Monkey Mind

by Eve Livingston

monkey

Life feels jumpy.  In that moment.

Sadly, long strings of such moments link, one to another, and time goes by with little notice.  The flighty mental machinations of high-octane rumination take center stage, and little else successfully competes for attention.

Monkey-mind is an unsettled mind.  It is a furtive mind.  Ever-vigilant for that which can be worrisome, this darty little thinking machine is a contortionist.  An athlete so strong and limber it could secure its position lickety-split as a tenured performer in Cirque du Soleil.

It rushes to conclusions.  It refuses to agree.   It hates what provokes its ire.

It loves what promotes its desire.

When I first learned of this Buddhist notion of monkey-mind, it was one of those concepts I found I had to think about at length.  Not in a strained way, but in a slow and natural and curious way.  I had to think a lot about nature to understand the predictable way our human minds tend to lean.  I had to approach it the way kids disappear into the present moment when they are attempting to solve a puzzle that feels within reach, but is currently just beyond.

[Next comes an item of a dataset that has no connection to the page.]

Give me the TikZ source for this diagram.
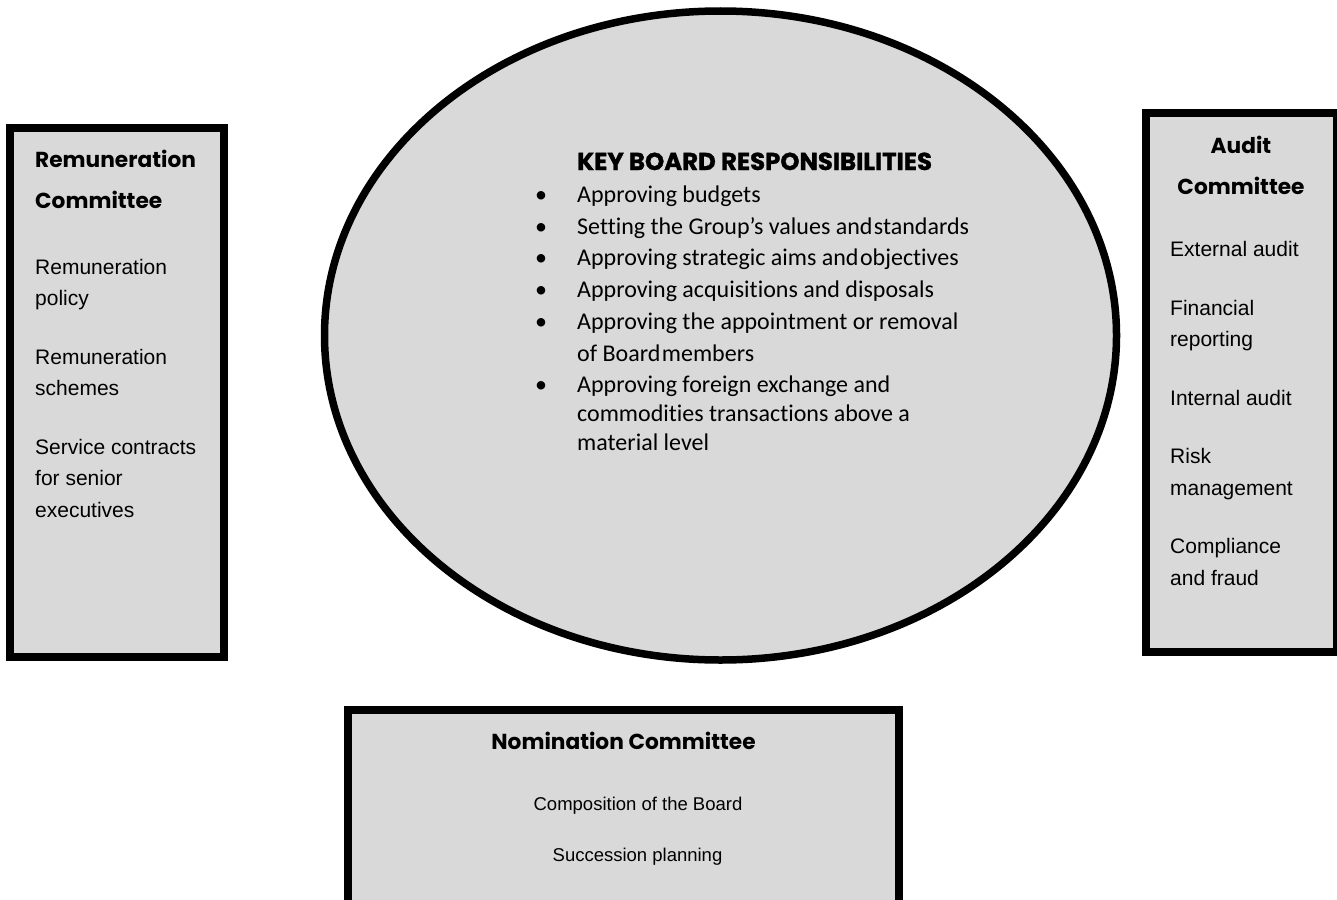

The more I went in, and faced my own energetic mind playing hopscotch while constantly changing the rules, the more I understood this natural human proclivity.  I had to dwell long enough looking, and when I really wanted to, eventually I could spot the springy little acrobat the minute it showed its energetically preoccupied face.

Meditation is really rather simple.  People think of it as complicated, or onerous, because it is commonly misunderstood as a task requiring the meditator to “do” something.  Perhaps to do it for a long time, even, and with great concentration.  But in fact there is not a “task” in meditation as much as there is a letting go of tasks.

A letting go of those compulsive, compulsory, darty little opinions and worries.  A failing to pay as much attention to them as you typically do…as you had before you began your meditation.  You aim to attend to them less and less, and, when you are successful, they get far too bored to stick around.

They are narcissists, you see, these skittery, monkey-mind thoughts.  They need attention and lots of it.   They need to run the show of mental attenuation in order to distract you from the truth.  What’s more, when it comes to decision making, or grappling with the confounding question of whether you are better off worrying about something–or craving and chasing something, or pushing something away in discontent–these greedy little characters will grasp at every straw to keep you entertained.  They will do just about anything to keep you loyal.

They are in direct competition with your relaxedness.  They try to convince you there’s no need to settle down, and at this there is no doubt they often masterfully succeed.

In my experience, the place to begin to wrestle these buggers to the ground is to pay attention to anything else but them.  To everything else, in fact, aside from them.  This is a fine place to begin, as you work your way toward paying attention to fewer and fewer things, one meditation at a time.  It’s fine to practice this, even if you can do it only in brief, breath-long intermissions.

What’s underneath the monkey-mind?  You, in a more natural state.

You, relaxed.  You, at peace.  You allowing yourself immersion in the natural state which most promotes life:  a state of balance.  In this case balance between thought and action, tension and relaxation.

Try to experience as perfect a balance as you can achieve.  Try.  Yoda was wrong on this matter.  It’s really very simple.

I would surmise a rather large number of people can be tremendously relieved–can damp down the flame of conflicting and upsetting emotions–much more, in fact, than they currently imagine possible.

If you are one of those people (and who knows…you might just be), you’ve got the battle half won when you realize that monkey-mind is inside you, and not a smidge anywhere else.